Member of the National Assembly for Seine-Saint-Denis's 3rd constituency
- In office 21 June 2017 – 21 June 2022
- Preceded by: Michel Pajon
- Succeeded by: Thomas Portes

Personal details
- Born: 14 March 1976 (age 50) Lomé, Togo
- Party: La République En Marche! Centrist Alliance
- Education: University of Paris 1 Pantheon-Sorbonne

= Patrice Anato =

French politician (born 1976)

Patrice Anato (born 14 March 1976) is a French politician of La République En Marche! (LREM) who served as a member of the French National Assembly from 2017 to 2022, representing the 3rd constituency of the department of Seine-Saint-Denis.

==Political career==
In parliament, Anato serves as member of the Committee on Economic Affairs and Education and the Committee on European Affairs. In addition to his committee assignments, he is part of the parliamentary friendship groups with Cuba, Ivory Coast, Mali and Nigeria. Since 2019, he has also been a member of the French delegation to the Franco-German Parliamentary Assembly.
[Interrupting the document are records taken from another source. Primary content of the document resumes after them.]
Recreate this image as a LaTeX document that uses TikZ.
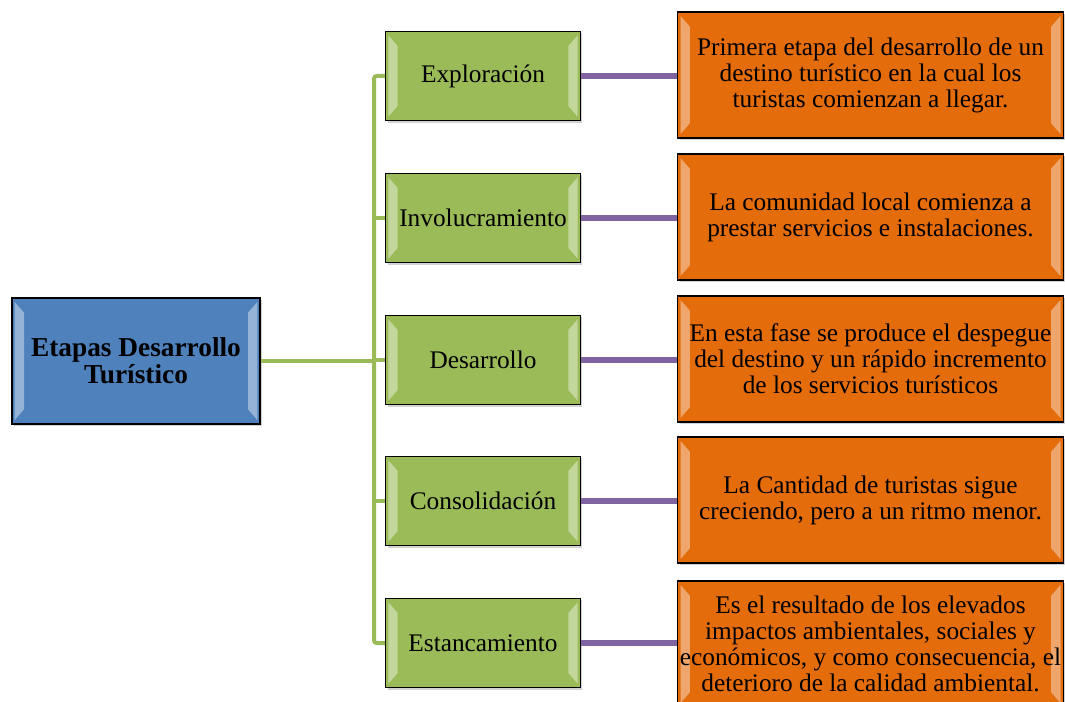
\documentclass[tikz,border=0pt]{standalone}
\usepackage{fontspec}
\setmainfont{Liberation Serif}
\usetikzlibrary{positioning,shadows}

\definecolor{rootblue}{HTML}{4F81BD}
\definecolor{stagegreen}{HTML}{9BBB59}
\definecolor{notesorange}{HTML}{E46C0A}
\definecolor{linkpurple}{HTML}{8064A2}

\tikzset{
    bevel/.style={path picture={
        \fill[white, opacity=0.4]
            ([shift={(2pt,-3pt)}]path picture bounding box.north west) -- ++(7pt,-8pt)
            -- ([shift={(9pt,11pt)}]path picture bounding box.south west) -- ++(-7pt,-8pt) -- cycle;
        \fill[white, opacity=0.4]
            ([shift={(-2pt,-3pt)}]path picture bounding box.north east) -- ++(-7pt,-8pt)
            -- ([shift={(-9pt,11pt)}]path picture bounding box.south east) -- ++(7pt,-8pt) -- cycle;
    }},
    box/.style={draw=black, line width=0.9pt, align=center, inner sep=1pt, bevel,
        font=\fontsize{19}{19.5}\selectfont,
        drop shadow={shadow xshift=1.5pt, shadow yshift=-1.5pt, opacity=0.35}},
    rootbox/.style={box, fill=rootblue, minimum width=186pt, minimum height=94.5pt,
        font=\fontsize{20.5}{20}\selectfont\bfseries},
    stagebox/.style={box, fill=stagegreen, minimum width=146pt, minimum height=67pt},
    notebox/.style={box, fill=notesorange, minimum width=289pt, minimum height=94.5pt},
    trunk/.style={draw=stagegreen, line width=3pt, rounded corners=2pt},
    link/.style={draw=linkpurple, line width=3.8pt}
}

\begin{document}
\begin{tikzpicture}[x=0.75pt, y=-0.75pt]
    \clip (0,0) rectangle (1065,702);
    \fill[white] (0,0) rectangle (1065,702);

    % main node
    \node[rootbox] (etapas) at (136,361) {Etapas Desarrollo\\Turístico};

    % stages
    \node[stagebox] (exploracion) at (483,76) {Exploración};
    \node[stagebox] (involucramiento) at (483,218) {Involucramiento};
    \node[stagebox] (desarrollo) at (483,360) {Desarrollo};
    \node[stagebox] (consolidacion) at (483,501) {Consolidación};
    \node[stagebox] (estancamiento) at (483,643) {Estancamiento};

    % descriptions
    \node[notebox] (nexploracion) at (870.5,75) {Primera etapa del desarrollo de un\\destino turístico en la cual los\\turistas comienzan a llegar.};
    \node[notebox] (ninvolucramiento) at (870.5,217) {La comunidad local comienza a\\prestar servicios e instalaciones.};
    \node[notebox] (ndesarrollo) at (870.5,359) {En esta fase se produce el despegue\\del destino y un rápido incremento\\de los servicios turísticos};
    \node[notebox] (nconsolidacion) at (870.5,500) {La Cantidad de turistas sigue\\creciendo, pero a un ritmo menor.};
    \node[notebox] (nestancamiento) at (870.5,644) {Es el resultado de los elevados\\impactos ambientales, sociales y\\económicos, y como consecuencia, el\\deterioro de la calidad ambiental.};

    % tree lines
    \coordinate (branch) at (374,361);
    \path[trunk] (exploracion.west) -| (branch) |- (estancamiento.west);
    \path[trunk] (etapas.east) -- (branch);
    \foreach \s in {involucramiento,desarrollo,consolidacion}
        \path[trunk] (branch |- \s.west) -- (\s.west);

    \foreach \s/\n in {exploracion/nexploracion,involucramiento/ninvolucramiento,desarrollo/ndesarrollo,consolidacion/nconsolidacion,estancamiento/nestancamiento}
        \path[link] (\s.east) -- (\s.east -| \n.west);
\end{tikzpicture}
\end{document}
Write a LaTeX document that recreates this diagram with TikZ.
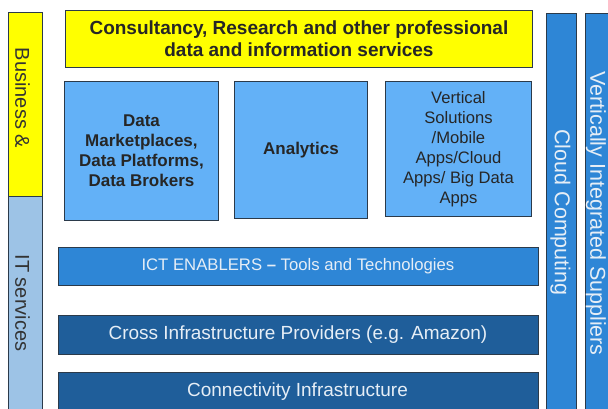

In the 2022 French legislative election, he lost his seat to Thomas Portes from La France Insoumise.

==Political positions==
In July 2019, Anato voted in favor of the French ratification of the European Union’s Comprehensive Economic and Trade Agreement (CETA) with Canada.

In addition to LREM, Anato also joined the Centrist Alliance in 2018.